_Work instructions:_ Leave the pictures out and quote every line from the start of the listing to the line with "plt.rcParams['mathtext.sf'] = 'Liberation", inclusive.

+ + + +

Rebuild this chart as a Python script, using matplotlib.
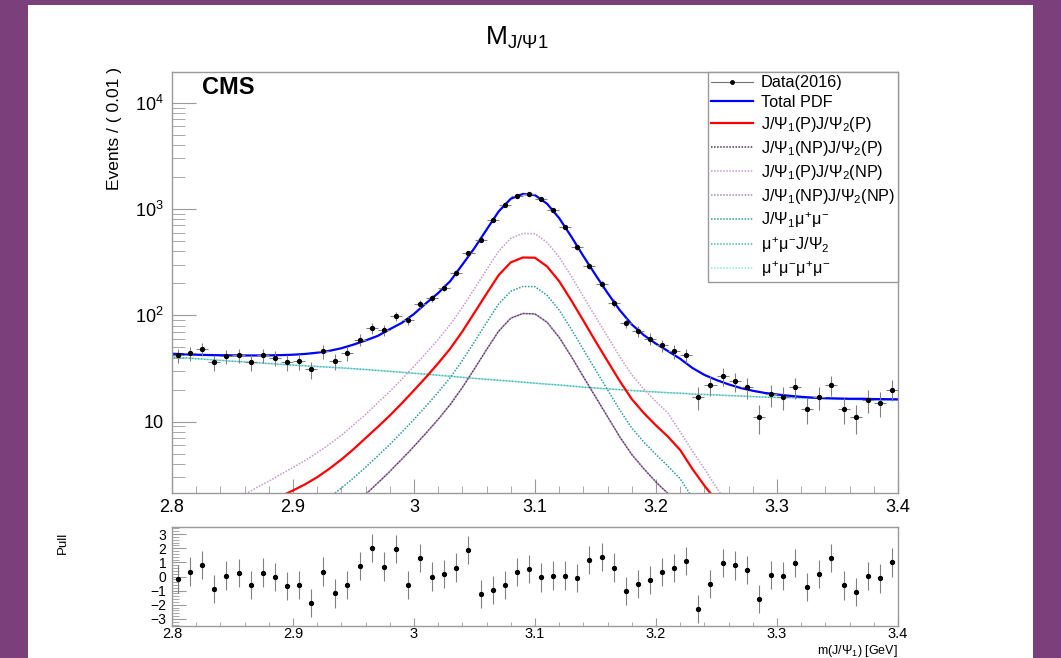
import numpy as np
import matplotlib
matplotlib.use("Agg")
import matplotlib.pyplot as plt
from matplotlib.lines import Line2D
from matplotlib.patches import Rectangle
from matplotlib.ticker import FixedLocator, FixedFormatter, LogLocator, NullFormatter, MultipleLocator

plt.rcParams['font.family'] = ['Liberation Sans', 'DejaVu Sans']
plt.rcParams['mathtext.fontset'] = 'custom'
plt.rcParams['mathtext.rm'] = 'Liberation Sans'
plt.rcParams['mathtext.it'] = 'Liberation Sans'
plt.rcParams['mathtext.sf'] = 'Liberation Sans'

# binned data, 60 bins of 0.01 GeV from 2.8 to 3.4
m_lo, m_hi, n_bins = 2.8, 3.4, 60
counts = [42, 44, 48, 36, 41, 42, 36, 42, 40, 36,
          37, 31, 46, 37, 44, 59, 76, 72, 98, 90,
          129, 144, 182, 251, 382, 510, 788, 1083, 1326, 1387,
          1236, 973, 681, 436, 292, 195, 131, 85, 71, 60,
          52, 46, 42, 17, 22, 27, 24, 21, 11, 18,
          17, 21, 13, 17, 22, 13, 11, 16, 15, 20]
pulls = [-0.18, 0.35, 0.82, -0.87, 0.07, 0.24, -0.61, 0.28, -0.04, -0.68,
         -0.61, -1.87, 0.35, -1.2, -0.58, 0.75, 2.0, 0.7, 1.95, -0.58,
         1.3, 0.0, 0.19, 0.63, 1.88, -1.24, -0.96, -0.58, 0.31, 0.54,
         -0.07, 0.07, 0.07, -0.11, 1.15, 1.37, 0.63, -1.0, -0.54, -0.23,
         0.31, 0.59, 1.1, -2.3, -0.51, 0.94, 0.78, 0.45, -1.59, 0.12,
         0.05, 0.94, -0.73, 0.19, 1.3, -0.63, -1.1, 0.05, -0.14, 1.0]

# fit curves read at 2.80, 2.81, ..., 3.40
total_pdf = [43.5, 43.0, 42.6, 42.3, 42.1, 42.0, 41.9, 41.9, 42.0, 42.2,
             42.6, 43.3, 44.5, 46.3, 49.0, 53, 58, 64, 74, 85,
             103, 130, 162, 210, 300, 430, 640, 950, 1250, 1385,
             1350, 1120, 820, 550, 360, 240, 162, 112, 82, 65,
             54, 46, 39, 32, 27.5, 24.6, 22.4, 20.7, 19.5, 18.6,
             18.0, 17.5, 17.1, 16.8, 16.6, 16.5, 16.4, 16.4, 16.3, 16.25, 16.2]
p_p = [0.79, 0.84, 0.92, 1.02, 1.15, 1.31, 1.44, 1.6, 1.78, 1.99,
       2.25, 2.57, 3.0, 3.6, 4.4, 5.5, 7.0, 8.9, 11.4, 14.9,
       19.7, 26.2, 35.4, 48.7, 70.5, 106, 160, 239, 315, 350,
       348, 288, 209, 138, 89, 57, 37, 24.1, 16.3, 12.0,
       9.2, 7.2, 5.4, 3.6, 2.5, 1.8, 1.26, 0.86, 0.6, 0.42,
       0.29, 0.18, 0.1, 0.08, 0.05, 0.04, 0.03, 0.03, 0.03, 0.03, 0.03]
np_p = [0.23, 0.25, 0.27, 0.3, 0.34, 0.39, 0.43, 0.48, 0.53, 0.59,
        0.67, 0.76, 0.9, 1.08, 1.32, 1.65, 2.07, 2.64, 3.4, 4.44,
        5.85, 7.8, 10.5, 14.5, 21.0, 31.4, 47.6, 71, 94, 104,
        103, 86, 62, 41, 26.4, 17.1, 11.1, 7.2, 4.9, 3.6,
        2.7, 2.1, 1.6, 1.08, 0.74, 0.53, 0.37, 0.26, 0.18, 0.12,
        0.09, 0.05, 0.03, 0.02, 0.02, 0.01, 0.01, 0.01, 0.01, 0.01, 0.01]
p_np = [0.75, 0.85, 0.97, 1.1, 1.5, 1.8, 2.05, 2.4, 2.75, 3.2,
        3.7, 4.3, 5.1, 6.1, 7.45, 9.3, 11.7, 15.0, 19.2, 25.1,
        33.1, 44.1, 59.5, 82, 119, 178, 269, 402, 530, 590,
        585, 484, 352, 233, 150, 97, 63, 41, 27.5, 20.2,
        15.4, 12.0, 8.0, 5.3, 3.6, 2.4, 1.6, 1.1, 0.8, 0.6,
        0.5, 0.3, 0.2, 0.1, 0.1, 0.1, 0.1, 0.1, 0.1, 0.1, 0.1]
np_np = np_p
jpsi_mumu = [0.42, 0.45, 0.49, 0.55, 0.62, 0.7, 0.77, 0.85, 0.95, 1.06,
             1.2, 1.37, 1.61, 1.93, 2.37, 2.95, 3.72, 4.75, 6.1, 7.97,
             10.5, 14.0, 18.9, 26.0, 37.7, 56.4, 85.4, 128, 168, 187,
             186, 154, 112, 74, 47.5, 30.7, 19.9, 12.9, 8.7, 6.4,
             4.9, 3.8, 2.9, 1.93, 1.33, 0.95, 0.67, 0.46, 0.32, 0.22,
             0.15, 0.1, 0.06, 0.04, 0.03, 0.02, 0.01, 0.01, 0.01, 0.01, 0.01]
mumu_jpsi = [40.5, 39.8, 39.1, 38.4, 37.7, 37.0, 36.4, 35.8, 35.2, 34.6,
             34.0, 33.5, 33.0, 32.5, 32.0, 31.5, 30.9, 30.3, 29.7, 29.1,
             28.5, 27.9, 27.3, 26.7, 26.1, 25.5, 25.0, 24.5, 24.0, 23.5,
             23.0, 22.5, 22.1, 21.6, 21.1, 20.7, 20.3, 20.0, 19.6, 19.3,
             19.0, 18.7, 18.5, 18.2, 18.0, 17.8, 17.6, 17.4, 17.2, 17.0,
             16.9, 16.8, 16.7, 16.6, 16.5, 16.3, 16.2, 16.1, 16.0, 16.0, 16.0]
mumu_mumu = mumu_jpsi

labels = ['Data(2016)', 'Total PDF',
          r'J/$\Psi_1$(P)J/$\Psi_2$(P)', r'J/$\Psi_1$(NP)J/$\Psi_2$(P)',
          r'J/$\Psi_1$(P)J/$\Psi_2$(NP)', r'J/$\Psi_1$(NP)J/$\Psi_2$(NP)',
          r'J/$\Psi_1\mu^{+}\mu^{-}$', r'$\mu^{+}\mu^{-}$J/$\Psi_2$',
          r'$\mu^{+}\mu^{-}\mu^{+}\mu^{-}$']

edges = np.linspace(m_lo, m_hi, n_bins + 1)
centers = 0.5 * (edges[1:] + edges[:-1])
grid = np.linspace(m_lo, m_hi, len(total_pdf))
counts = np.array(counts, dtype=float)

W, H = 1061, 658
fig = plt.figure(figsize=(W / 100, H / 100), dpi=100)
fig.patch.set_facecolor('#7b3f7b')
fig.patches.append(Rectangle((28 / W, 0), 1005 / W, 653 / H, transform=fig.transFigure,
                             facecolor='white', edgecolor='none', zorder=-10))

ax = fig.add_axes([172 / W, 1 - 493 / H, 726 / W, 421 / H])
axp = fig.add_axes([172 / W, 1 - 626 / H, 726 / W, 99 / H])

dot = (0, (1, 1))
c_np_p = '#553355'
c_p_np = '#c898c8'
c_np_np = '#a883c0'
c_jm = '#2f9a9a'
c_mj = '#45b5b5'
c_mm = '#8fe3e3'
ax.plot(grid, mumu_mumu, color=c_mm, ls=dot, lw=1.1)
ax.plot(grid, mumu_jpsi, color=c_mj, ls=(1, (1, 1)), lw=1.1)
ax.plot(grid, jpsi_mumu, color=c_jm, ls=dot, lw=1.1)
ax.plot(grid, np_np, color=c_np_np, ls=dot, lw=1.1)
ax.plot(grid, np_p, color=c_np_p, ls=(1, (1, 1)), lw=1.1)
ax.plot(grid, p_np, color=c_p_np, ls=dot, lw=1.1)
ax.plot(grid, p_p, color='red', lw=1.6)
ax.plot(grid, total_pdf, color='blue', lw=1.6)
ax.errorbar(centers, counts, xerr=0.005, yerr=np.sqrt(counts), fmt='o', ms=2.8,
            color='black', ecolor='#808080', elinewidth=0.8, capsize=0, zorder=5)

ax.set_yscale('log')
ax.set_xlim(m_lo, m_hi)
ax.set_ylim(2.13, 19450)
ax.yaxis.set_major_locator(FixedLocator([10, 100, 1000, 10000]))
ax.yaxis.set_major_formatter(FixedFormatter(['10', r'$10^{2}$', r'$10^{3}$', r'$10^{4}$']))
ax.yaxis.set_minor_locator(LogLocator(base=10, subs=range(2, 10)))
ax.yaxis.set_minor_formatter(NullFormatter())
ax.set_xticks([2.8, 2.9, 3.0, 3.1, 3.2, 3.3, 3.4])
ax.set_xticklabels(['2.8', '2.9', '3', '3.1', '3.2', '3.3', '3.4'])
ax.xaxis.set_minor_locator(MultipleLocator(0.02))

frame = '#9a9a9a'
for a in (ax, axp):
    for s in a.spines.values():
        s.set_color(frame)
        s.set_linewidth(1)
    a.tick_params(which='both', direction='in', color=frame, top=False, right=False)
ax.tick_params(axis='y', which='major', length=17, labelsize=13, pad=6)
ax.tick_params(axis='y', which='minor', length=9)
ax.tick_params(axis='x', which='major', length=10, labelsize=13, pad=4)
ax.tick_params(axis='x', which='minor', length=5)

ax.text(0.041, 0.962, 'CMS', transform=ax.transAxes, fontsize=17, fontweight='bold',
        ha='left', va='center')

handles = [Line2D([], [], color='#707070', lw=0.8, marker='o', ms=2.5, mfc='black', mec='black'),
           Line2D([], [], color='blue', lw=1.6),
           Line2D([], [], color='red', lw=1.6),
           Line2D([], [], color=c_np_p, ls=dot, lw=1.1),
           Line2D([], [], color=c_p_np, ls=dot, lw=1.1),
           Line2D([], [], color=c_np_np, ls=dot, lw=1.1),
           Line2D([], [], color=c_jm, ls=dot, lw=1.1),
           Line2D([], [], color=c_mj, ls=dot, lw=1.1),
           Line2D([], [], color=c_mm, ls=dot, lw=1.1)]
leg = ax.legend(handles, labels, loc='upper right', bbox_to_anchor=(1, 1), borderaxespad=0,
                fontsize=11.7, frameon=True, fancybox=False, edgecolor=frame, framealpha=1,
                handlelength=2.6, handletextpad=0.45, labelspacing=0.3, borderpad=0.2)
leg.get_frame().set_linewidth(1)

# pull panel
axp.errorbar(centers, pulls, yerr=1, fmt='o', ms=2.8, color='black', ecolor='#808080',
             elinewidth=0.8, capsize=0)
axp.set_xlim(m_lo, m_hi)
axp.set_ylim(-3.5, 3.5)
axp.set_yticks([-3, -2, -1, 0, 1, 2, 3])
axp.set_yticklabels(['\u22123', '\u22122', '\u22121', '0', '1', '2', '3'])
axp.yaxis.set_minor_locator(MultipleLocator(0.2))
axp.set_xticks([2.8, 2.9, 3.0, 3.1, 3.2, 3.3, 3.4])
axp.set_xticklabels(['2.8', '2.9', '3', '3.1', '3.2', '3.3', '3.4'])
axp.xaxis.set_minor_locator(MultipleLocator(0.02))
axp.tick_params(axis='y', which='major', length=10, labelsize=10, pad=4)
axp.tick_params(axis='y', which='minor', length=5)
axp.tick_params(axis='x', which='major', length=6, labelsize=10.5, pad=1)
axp.tick_params(axis='x', which='minor', length=3)

fig.text(517 / W, 1 - 38 / H, r'M$_{\mathrm{J/\Psi 1}}$', fontsize=19, ha='center', va='center')
fig.text(115 / W, 1 - 67 / H, 'Events / ( 0.01 )', fontsize=12.5, rotation=90, ha='center', va='top')
fig.text(63 / W, 1 - 532 / H, 'Pull', fontsize=9.5, rotation=90, ha='center', va='top')
fig.text(898 / W, 1 - 651 / H, r'm(J/$\Psi_1$) [GeV]', fontsize=9, ha='right', va='center')

fig.savefig('out.png', dpi=100, facecolor=fig.get_facecolor())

+ + + +

_Result:_
Rebuild this chart as a Python script, using matplotlib.
import numpy as np
import matplotlib
matplotlib.use("Agg")
import matplotlib.pyplot as plt
from matplotlib.lines import Line2D
from matplotlib.patches import Rectangle
from matplotlib.ticker import FixedLocator, FixedFormatter, LogLocator, NullFormatter, MultipleLocator

plt.rcParams['font.family'] = ['Liberation Sans', 'DejaVu Sans']
plt.rcParams['mathtext.fontset'] = 'custom'
plt.rcParams['mathtext.rm'] = 'Liberation Sans'
plt.rcParams['mathtext.it'] = 'Liberation Sans'
plt.rcParams['mathtext.sf'] = 'Liberation Sans'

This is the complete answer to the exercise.